A majority of website analytics tools focus on consumer insights and customer behavior. However, analytics services can also monitor other aspects of your online presence like social media discussions and posts. They can help you distinguish the traffic coming from different social media channels and give you enough information to make the right decisions.
Some services provide a custom analysis of your data to assist with pages that suffer from low conversion rates and create custom visitor profiles. You can get a detailed assessment of page quality directly. It can tell you how the data on individual pages are performing and whether potential consumers are traveling down the sales funnel from those particular pages.
Finally, a analytics service can help you monitor A/B testing that you implement to improve your site performance, ensuring the changes only become permanent if they work well. Site analytics gives you insight into the changes that will work best for enhancing the performance of your website.

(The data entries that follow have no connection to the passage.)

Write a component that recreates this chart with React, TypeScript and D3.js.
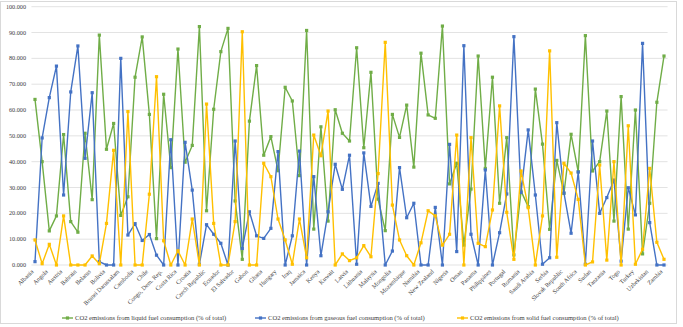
import React from "react";
import * as d3 from "d3";

const categories = [
  "Albania", "Algeria", "Angola", "Argentina", "Austria", "Azerbaijan", "Bahrain", "Bangladesh",
  "Belarus", "Belgium", "Bolivia", "Brazil", "Brunei Darussalam", "Bulgaria", "Cambodia", "Cameroon",
  "Chile", "China", "Congo, Dem. Rep.", "Congo, Rep.", "Costa Rica", "Cote d'Ivoire", "Croatia", "Cyprus",
  "Czech Republic", "Dominican Republic", "Ecuador", "Egypt, Arab Rep.", "El Salvador", "Ethiopia", "Gabon", "Georgia",
  "Ghana", "Guatemala", "Hungary", "Indonesia", "Iraq", "Italy", "Jamaica", "Jordan",
  "Kenya", "Korea, Rep.", "Kuwait", "Kyrgyz Republic", "Latvia", "Lebanon", "Lithuania", "Luxembourg",
  "Malaysia", "Mexico", "Mongolia", "Morocco", "Mozambique", "Myanmar", "Namibia", "Nepal",
  "New Zealand", "Nicaragua", "Nigeria", "Norway", "Oman", "Pakistan", "Panama", "Peru",
  "Philippines", "Poland", "Portugal", "Qatar", "Romania", "Russian Federation", "Saudi Arabia", "Senegal",
  "Serbia", "Singapore", "Slovak Republic", "Slovenia", "South Africa", "Sri Lanka", "Sudan", "Tajikistan",
  "Tanzania", "Thailand", "Togo", "Tunisia", "Turkey", "Turkmenistan", "Uzbekistan", "Vietnam", "Zambia",
];

const liquid = [
  64.1, 40.0, 13.2, 19.0, 50.5, 16.8, 12.7, 51.0, 25.3, 89.0, 44.8, 54.8, 19.2, 26.4, 72.7, 88.3,
  58.3, 10.2, 66.1, 37.7, 83.6, 39.8, 46.3, 92.3, 21.0, 60.3, 82.6, 91.6, 24.8, 2.2, 55.7, 77.2,
  42.5, 49.7, 36.5, 68.8, 63.5, 34.6, 90.8, 13.9, 53.5, 17.0, 60.1, 51.0, 48.0, 84.1, 45.4, 74.6,
  25.5, 13.3, 58.3, 49.4, 61.9, 37.9, 82.0, 58.1, 56.8, 92.5, 31.4, 39.4, 7.7, 29.4, 80.9, 37.4,
  72.7, 23.9, 49.3, 3.9, 28.6, 22.6, 68.1, 46.8, 13.8, 40.5, 27.7, 50.6, 36.1, 88.8, 36.4, 40.0,
  59.6, 17.0, 65.2, 13.9, 60.0, 4.3, 23.9, 63.0, 80.9,
];

const gaseous = [
  1.3, 49.2, 64.8, 77.0, 27.1, 67.0, 84.8, 41.3, 66.7, 1.3, 0, 0, 80.0, 11.6, 16.0, 9.5,
  11.8, 3.8, 0, 48.5, 0, 47.5, 29.0, 0.3, 15.6, 11.9, 8.4, 0, 48.0, 6.4, 20.6, 11.3,
  10.3, 14.2, 43.9, 0, 11.3, 44.1, 0, 34.2, 3.6, 20.6, 39.0, 29.3, 42.5, 0.3, 43.4, 22.7,
  31.6, 0, 5.4, 37.7, 18.3, 23.9, 0, 0, 22.3, 0, 46.7, 5.2, 84.9, 11.9, 0, 36.8,
  0, 12.5, 27.5, 88.4, 28.1, 52.3, 27.1, 0.3, 2.8, 55.1, 27.9, 12.3, 36.0, 0.3, 48.0, 20.0,
  26.1, 32.9, 1.5, 29.9, 19.4, 85.8, 16.4, 0, 0,
];

const solid = [
  9.7, 0.5, 8.0, 0, 19.0, 0, 0, 0, 3.5, 0.5, 16.1, 44.4, 0, 59.4, 0, 0,
  27.4, 72.9, 9.4, 0, 5.5, 0, 17.8, 0, 62.3, 16.1, 0, 0, 16.8, 90.3, 0, 0,
  39.4, 34.2, 17.8, 9.7, 0.3, 17.8, 2.8, 50.3, 42.3, 59.6, 0, 4.3, 1.7, 2.8, 7.5, 3.2,
  35.4, 86.2, 23.2, 9.7, 3.6, 0, 8.6, 21.0, 19.0, 7.7, 11.9, 50.3, 0, 49.3, 8.4, 7.1,
  21.3, 61.6, 20.4, 2.2, 36.4, 22.2, 0, 19.0, 82.9, 3.0, 39.4, 35.6, 25.4, 0, 1.2, 38.7,
  1.9, 40.0, 0, 53.9, 0.3, 6.1, 37.4, 8.8, 2.2,
];

const yTicks = [0, 10, 20, 30, 40, 50, 60, 70, 80, 90, 100];

const seriesNames = [
  "CO2 emissions from liquid fuel consumption (% of total)",
  "CO2 emissions from gaseous fuel consumption (% of total)",
  "CO2 emissions from solid fuel consumption (% of total)",
];
const seriesColors = ["#70AD47", "#4472C4", "#FFC000"];

const W = 683;
const H = 327;
const FONT = "'Liberation Serif', 'Times New Roman', serif";

export default function App() {
  const x = d3
    .scalePoint<string>()
    .domain(categories)
    .range([35, 664]);
  const step = x.step();
  const y = d3.scaleLinear().domain([0, 100]).range([265, 6.7]);

  const allSeries = [liquid, gaseous, solid];
  const line = d3
    .line<number>()
    .x((_, i) => x(categories[i]) as number)
    .y((d) => y(d));

  const gridX0 = 35 - step / 2;
  const gridX1 = 664 + step / 2;

  const legendX = [62, 255, 457];

  return (
    <svg
      width={W}
      height={H}
      style={{ position: "absolute", left: 0, top: 0, background: "#fff" }}
      fontFamily={FONT}
    >
      <rect x={0.5} y={1.5} width={676} height={322} fill="#fff" stroke="#d9d9d9" strokeWidth={1} />
      {yTicks.map((t) => (
        <g key={t}>
          <line x1={gridX0} x2={gridX1} y1={y(t)} y2={y(t)} stroke="#e3e3e3" strokeWidth={1} />
          <text x={26} y={y(t)} dy="0.33em" textAnchor="end" fontSize={6.2} fill="#404040">
            {d3.format(".3f")(t)}
          </text>
        </g>
      ))}
      {categories.map((c, i) =>
        i % 2 === 0 ? (
          <text
            key={c}
            transform={`translate(${(x(c) as number) - 1},${272}) rotate(-45)`}
            textAnchor="end"
            fontSize={6.2}
            fill="#404040"
          >
            {c}
          </text>
        ) : null
      )}
      {allSeries.map((s, si) => (
        <g key={si}>
          <path d={line(s) || ""} fill="none" stroke={seriesColors[si]} strokeWidth={1.4} strokeLinejoin="round" />
          {s.map((v, i) => (
            <rect
              key={i}
              x={(x(categories[i]) as number) - 1.6}
              y={y(v) - 1.6}
              width={3.2}
              height={3.2}
              fill={seriesColors[si]}
            />
          ))}
        </g>
      ))}
      {seriesNames.map((n, si) => (
        <g key={n}>
          <line x1={legendX[si]} x2={legendX[si] + 11} y1={318} y2={318} stroke={seriesColors[si]} strokeWidth={1.4} />
          <rect x={legendX[si] + 5.5 - 1.6} y={318 - 1.6} width={3.2} height={3.2} fill={seriesColors[si]} />
          <text x={legendX[si] + 13} y={318} dy="0.33em" fontSize={6.6} fill="#404040">
            {n}
          </text>
        </g>
      ))}
    </svg>
  );
}
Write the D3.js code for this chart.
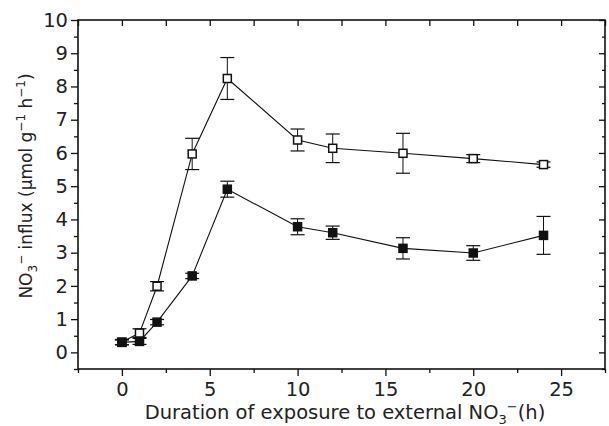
<!DOCTYPE html>
<html lang="en">
<head>
<meta charset="utf-8">
<title>NO3 influx</title>
<script src="https://cdn.jsdelivr.net/npm/d3@7"></script>
<style>
  body { margin: 0; background: #fff; }
  text { font-family: "DejaVu Sans", "Liberation Sans", sans-serif; fill: #222; }
</style>
</head>
<body>
<script>
var width = 609, height = 426

// hours of exposure
var hours = [0, 1, 2, 4, 6, 10, 12, 16, 20, 24]
// open squares
var openMean = [0.31, 0.58, 1.99, 5.97, 8.24, 6.39, 6.14, 5.99, 5.83, 5.65]
var openErr  = [0.08, 0.13, 0.14, 0.47, 0.63, 0.33, 0.43, 0.60, 0.12, 0.08]
// filled squares
var fillMean = [0.30, 0.33, 0.91, 2.30, 4.91, 3.78, 3.60, 3.13, 2.99, 3.52]
var fillErr  = [0.07, 0.09, 0.08, 0.08, 0.24, 0.24, 0.20, 0.32, 0.22, 0.57]

var xTicks = [0, 5, 10, 15, 20, 25]
var yTicks = [0, 1, 2, 3, 4, 5, 6, 7, 8, 9, 10]

var margin = {left: 78, top: 20, right: 4, bottom: 57}
var svg = d3.select("body").append("svg").attr("width", width).attr("height", height)

var x = d3.scaleLinear().domain([-2.5, 27.5]).range([margin.left, width - margin.right])
var y = d3.scaleLinear().domain([-0.5, 10]).range([height - margin.bottom, margin.top])

var minorX = d3.range(-2.5, 27.6, 2.5).filter(function(d) { return d % 5 != 0 })
var minorY = d3.range(-0.5, 10, 1)

function styleAxis(g) {
  g.select(".domain").remove()
  g.selectAll("line").attr("stroke", "#111").attr("stroke-width", 1.3)
  g.selectAll("text").attr("font-size", 19.5).attr("font-family", null).style("fill", "#222")
}

// bottom axis
svg.append("g").attr("transform", "translate(0," + y.range()[0] + ")")
  .call(d3.axisBottom(x).tickValues(xTicks).tickSize(7).tickPadding(6).tickFormat(d3.format("d")))
  .call(styleAxis)
svg.append("g").attr("transform", "translate(0," + y.range()[0] + ")")
  .call(d3.axisBottom(x).tickValues(minorX).tickSize(4).tickFormat(""))
  .call(styleAxis)
// top axis (inward)
svg.append("g").attr("transform", "translate(0," + margin.top + ")")
  .call(d3.axisBottom(x).tickValues(xTicks.concat(minorX)).tickSize(6).tickFormat(""))
  .call(styleAxis)
// left axis
svg.append("g").attr("transform", "translate(" + margin.left + ",0)")
  .call(d3.axisLeft(y).tickValues(yTicks).tickSize(7).tickPadding(3).tickFormat(d3.format("d")))
  .call(styleAxis)
svg.append("g").attr("transform", "translate(" + margin.left + ",0)")
  .call(d3.axisLeft(y).tickValues(minorY).tickSize(4).tickFormat(""))
  .call(styleAxis)
// right axis (inward)
svg.append("g").attr("transform", "translate(" + x.range()[1] + ",0)")
  .call(d3.axisRight(y).tickValues(yTicks).tickSize(-6).tickFormat(""))
  .call(styleAxis)
svg.append("g").attr("transform", "translate(" + x.range()[1] + ",0)")
  .call(d3.axisRight(y).tickValues(minorY).tickSize(-3).tickFormat(""))
  .call(styleAxis)

// frame
svg.append("rect")
  .attr("x", x.range()[0]).attr("y", y.range()[1])
  .attr("width", x.range()[1] - x.range()[0]).attr("height", y.range()[0] - y.range()[1])
  .attr("fill", "none").attr("stroke", "#111").attr("stroke-width", 1.6)

function drawSeries(mean, err, fill) {
  var pts = hours.map(function(h, i) { return {x: h, m: mean[i], e: err[i]} })
  var line = d3.line().x(function(d) { return x(d.x) }).y(function(d) { return y(d.m) })
  svg.append("path").datum(pts).attr("d", line)
    .attr("fill", "none").attr("stroke", "#111").attr("stroke-width", 1.1)

  var eb = svg.append("g").selectAll("g").data(pts).enter().append("g")
  eb.append("line")
    .attr("x1", function(d) { return x(d.x) }).attr("x2", function(d) { return x(d.x) })
    .attr("y1", function(d) { return y(d.m - d.e) }).attr("y2", function(d) { return y(d.m + d.e) })
    .attr("stroke", "#111").attr("stroke-width", 1)
  eb.selectAll(".cap").data(function(d) { return [d.m - d.e, d.m + d.e].map(function(v) { return {x: d.x, v: v} }) })
    .enter().append("line").attr("class", "cap")
    .attr("x1", function(d) { return x(d.x) - 7 }).attr("x2", function(d) { return x(d.x) + 7 })
    .attr("y1", function(d) { return y(d.v) }).attr("y2", function(d) { return y(d.v) })
    .attr("stroke", "#111").attr("stroke-width", 1.2)

  svg.append("g").selectAll("rect").data(pts).enter().append("rect")
    .attr("x", function(d) { return x(d.x) - 4 }).attr("y", function(d) { return y(d.m) - 4 })
    .attr("width", 8).attr("height", 8)
    .attr("fill", fill).attr("stroke", "#111").attr("stroke-width", 1.5)
}

drawSeries(openMean, openErr, "#fff")
drawSeries(fillMean, fillErr, "#111")

// axis titles
var xt = svg.append("text").attr("x", 345).attr("y", 419)
  .attr("text-anchor", "middle").attr("font-size", 19.5)
xt.append("tspan").text("Duration of exposure to external NO")
xt.append("tspan").attr("dy", 5).attr("font-size", 13).text("3")
xt.append("tspan").attr("dy", -13).attr("font-size", 13).text("\u2212")
xt.append("tspan").attr("dy", 8).text("(h)")

var yt = svg.append("text").attr("transform", "translate(32,186) rotate(-90)")
  .attr("text-anchor", "middle").attr("font-size", 17)
yt.append("tspan").text("NO")
yt.append("tspan").attr("dy", 5).attr("font-size", 12).text("3")
yt.append("tspan").attr("dy", -12).attr("font-size", 12).text("\u2212")
yt.append("tspan").attr("dy", 7).text(" influx (\u03bcmol g")
yt.append("tspan").attr("dy", -7).attr("font-size", 12).text("\u22121")
yt.append("tspan").attr("dy", 7).text(" h")
yt.append("tspan").attr("dy", -7).attr("font-size", 12).text("\u22121")
yt.append("tspan").attr("dy", 7).text(")")
</script>
</body>
</html>
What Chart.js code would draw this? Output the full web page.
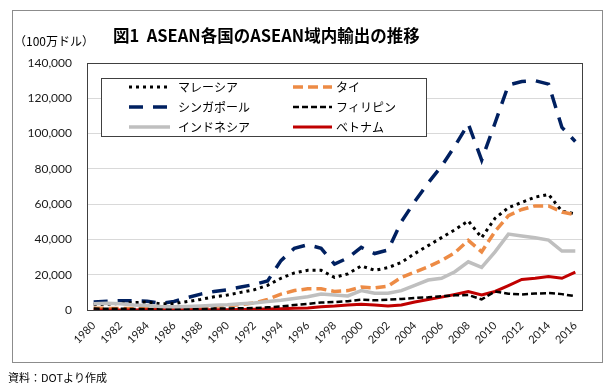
<!DOCTYPE html>
<html>
<head>
<meta charset="utf-8">
<script src="https://cdn.jsdelivr.net/npm/chart.js@4"></script>
<style>
  html, body { margin: 0; padding: 0; background: #fff; }
  #wrap { width: 607px; height: 389px; position: relative; }
</style>
</head>
<body>
<div id="wrap"><canvas id="chart" width="607" height="389"></canvas></div>
<script>
const years = [];
for (let y = 1980; y <= 2016; y++) years.push(String(y));

// 100万ドル
const malaysia = [3000, 3300, 3800, 4200, 4500, 3500, 3600, 4800, 6000, 7500, 8500, 10000, 11500, 14000, 18000, 21000, 22500, 22500, 18500, 20500, 25000, 22500, 24000, 27000, 32000, 36500, 41000, 45500, 50500, 41000, 52000, 58000, 61000, 64000, 65500, 56000, 54500];
const thailand = [1000, 900, 900, 800, 900, 900, 1000, 1300, 1700, 2100, 2500, 3000, 4000, 6000, 9000, 11000, 12000, 12000, 10500, 11000, 13000, 12500, 13500, 18500, 21500, 24500, 28000, 32500, 39500, 33000, 44500, 53500, 57000, 59000, 59000, 55500, 54000];
const singapore = [4500, 5000, 5300, 5200, 5000, 3800, 4800, 7000, 9000, 10500, 11500, 13000, 14500, 16500, 28000, 35000, 37000, 35000, 26000, 29500, 35500, 32000, 34000, 50000, 61500, 72000, 81500, 93000, 105500, 85000, 106000, 127500, 129500, 130000, 128000, 103500, 95500];
const philippines = [800, 700, 700, 600, 600, 500, 500, 600, 700, 800, 900, 1000, 1100, 1500, 2000, 2800, 3500, 4200, 4500, 5000, 5800, 5500, 5800, 6300, 6800, 7200, 7800, 8300, 8500, 6000, 10500, 9200, 8800, 9300, 9600, 9000, 7800];
const indonesia = [3500, 3800, 3500, 2800, 2500, 2000, 1800, 2000, 2300, 2700, 3000, 3500, 4000, 4800, 5500, 6500, 7500, 9000, 8500, 8000, 11000, 9500, 9500, 11000, 14000, 17000, 18000, 21700, 27300, 24100, 33000, 43000, 42000, 40900, 39600, 33400, 33400];
const vietnam = [50, 50, 60, 60, 80, 80, 100, 120, 150, 180, 200, 300, 400, 500, 700, 1000, 1200, 1800, 2200, 2800, 3200, 2800, 2200, 2800, 4500, 6000, 7300, 8800, 10400, 8500, 10500, 13800, 17300, 18000, 19000, 18000, 21500];

const yTicks = [0, 20000, 40000, 60000, 80000, 100000, 120000, 140000];

const JP = '"Noto Sans CJK JP", "Noto Sans", sans-serif';
const NUM = 'Lato, "Liberation Sans", sans-serif';

const series = [
  { label: 'インドネシア', data: indonesia, borderColor: '#BFBFBF', borderWidth: 3.5, borderDash: [] },
  { label: 'フィリピン', data: philippines, borderColor: '#000000', borderWidth: 2.5, borderDash: [6, 3] },
  { label: 'ベトナム', data: vietnam, borderColor: '#C00000', borderWidth: 3, borderDash: [] },
  { label: 'タイ', data: thailand, borderColor: '#ED8B45', borderWidth: 3.5, borderDash: [10, 5] },
  { label: 'マレーシア', data: malaysia, borderColor: '#000000', borderWidth: 3, borderDash: [3, 4] },
  { label: 'シンガポール', data: singapore, borderColor: '#002060', borderWidth: 3.5, borderDash: [14, 10] }
];

// legend grid, row by row
const legendOrder = ['マレーシア', 'タイ', 'シンガポール', 'フィリピン', 'インドネシア', 'ベトナム'];

const decorPlugin = {
  id: 'decor',
  beforeDraw(chart) {
    const ctx = chart.ctx;
    ctx.save();
    ctx.fillStyle = '#fff';
    ctx.fillRect(0, 0, chart.width, chart.height);
    ctx.strokeStyle = '#8c8c8c';
    ctx.lineWidth = 1;
    ctx.strokeRect(12.5, 10.5, 590, 352);
    ctx.restore();
  },
  afterDraw(chart) {
    const ctx = chart.ctx;
    const a = chart.chartArea;
    ctx.save();
    // plot frame
    ctx.strokeStyle = '#404040';
    ctx.lineWidth = 1;
    ctx.setLineDash([]);
    ctx.strokeRect(Math.round(a.left) + 0.5, Math.round(a.top) + 0.5, Math.round(a.right - a.left), Math.round(a.bottom - a.top));

    // title + unit + source
    ctx.fillStyle = '#000';
    ctx.textBaseline = 'middle';
    ctx.textAlign = 'left';
    ctx.font = 'bold 16.5px ' + JP;
    ctx.fillText('図1  ASEAN各国のASEAN域内輸出の推移', 113, 36);
    ctx.font = '12px ' + JP;
    ctx.fillText('（100万ドル）', 14, 41);
    ctx.font = '11px ' + JP;
    ctx.fillText('資料：DOTより作成', 8, 378);

    // legend box
    ctx.fillStyle = '#fff';
    ctx.fillRect(101, 78, 325, 58);
    ctx.strokeStyle = '#404040';
    ctx.strokeRect(101.5, 78.5, 325, 58);
    ctx.font = '12px ' + JP;
    legendOrder.forEach((name, i) => {
      const ds = chart.data.datasets.find(d => d.label === name);
      const col = i % 2, row = Math.floor(i / 2);
      const y = 87 + row * 20;
      const x0 = col === 0 ? 129 : 293;
      const x1 = col === 0 ? 170 : 332;
      ctx.beginPath();
      ctx.strokeStyle = ds.borderColor;
      ctx.lineWidth = ds.borderWidth;
      ctx.setLineDash(ds.borderDash);
      ctx.moveTo(x0, y);
      ctx.lineTo(x1, y);
      ctx.stroke();
      ctx.setLineDash([]);
      ctx.fillStyle = '#000';
      ctx.fillText(name, col === 0 ? 178 : 336, y);
    });
    ctx.restore();
  }
};

new Chart(document.getElementById('chart'), {
  type: 'line',
  data: {
    labels: years,
    datasets: series.map(s => ({
      label: s.label,
      data: s.data,
      borderColor: s.borderColor,
      backgroundColor: s.borderColor,
      borderWidth: s.borderWidth,
      borderDash: s.borderDash,
      pointRadius: 0,
      tension: 0,
      fill: false
    }))
  },
  options: {
    responsive: false,
    animation: false,
    layout: { padding: { left: 12, right: 25, top: 63, bottom: 29 } },
    plugins: {
      legend: { display: false },
      tooltip: { enabled: false },
      title: { display: false }
    },
    scales: {
      x: {
        offset: true,
        grid: { display: false, drawTicks: false },
        border: { display: false },
        ticks: {
          autoSkip: false,
          minRotation: 45,
          maxRotation: 45,
          padding: 9,
          color: '#1a1a1a',
          font: { family: NUM, size: 11 },
          callback: (v, i) => (i % 2 === 0 ? years[i] : '')
        },
        afterFit(scale) { scale.height = 50; }
      },
      y: {
        min: 0,
        max: 140000,
        grid: { color: '#d9d9d9', drawTicks: false },
        border: { display: false },
        ticks: {
          stepSize: 20000,
          padding: 15,
          color: '#1a1a1a',
          font: { family: NUM, size: 12 },
          callback: v => (yTicks.includes(v) ? v.toLocaleString('en-US') : '')
        },
        afterFit(scale) { scale.width = 75; }
      }
    }
  },
  plugins: [decorPlugin]
});
</script>
</body>
</html>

How to choose a Web Analytics Service
Website analytics provides both quantitative and qualitative results after analyzing the KPIs of your website. It is critical for the web analytics service you pick to abide by the best practices of website analytics to provide you with the most accurate results.
Backing up reports and conclusions with enough data
The web analytics service you choose should not only be able to tell you if you have met your website goals and sales target, but they should also be able to help you work on your KPIs. A web analytics team should be able to point out if your site has value-adding content that is not getting enough traffic, or how you can change the layout of the page to improve visibility and UX. It is necessary for the team to engage multiple tools like engagement analysis and user path analysis to find the correct answers to engagement or traffic flow problems your site might be facing.
There should be no superficial reports containing only data
New website owners often make the mistake of believing that pageview, visits, and top source reports are enough. However, you need something more in-depth and specific to learn about the reasons for the decrease in organic traffic. A report with only numbers is definitely not what an enterprise needs to boost its organic traffic flow and conversion rates.
The data on every report should be coupled with insights
Apart from providing you with the numbers on the traffic reports and top view reports, your website analytics team should provide you with relevant data that shows which parts of your website is highly successful, which areas are losing traffic and what points require immediate attention. Without the expert insights, data remains useless irrespective of its accuracy.
Use of individual tools for assessment of different KPIs
Any website analytics service you pick should know the importance of pan-session KPIs for assessing the performance of a site. For example, comparing the user-lifetime value and new visitors acquired over the last couple of months can help you understand if your site performance has improved over a previous couple of months.
Working with a website analytics service can provide you with a simpler report that compiles the KPIs from your website. It is easier to understand a single report with reduced complexities as compared to perusing tens of different reports coming from individual website analytics tools you might be using on your own.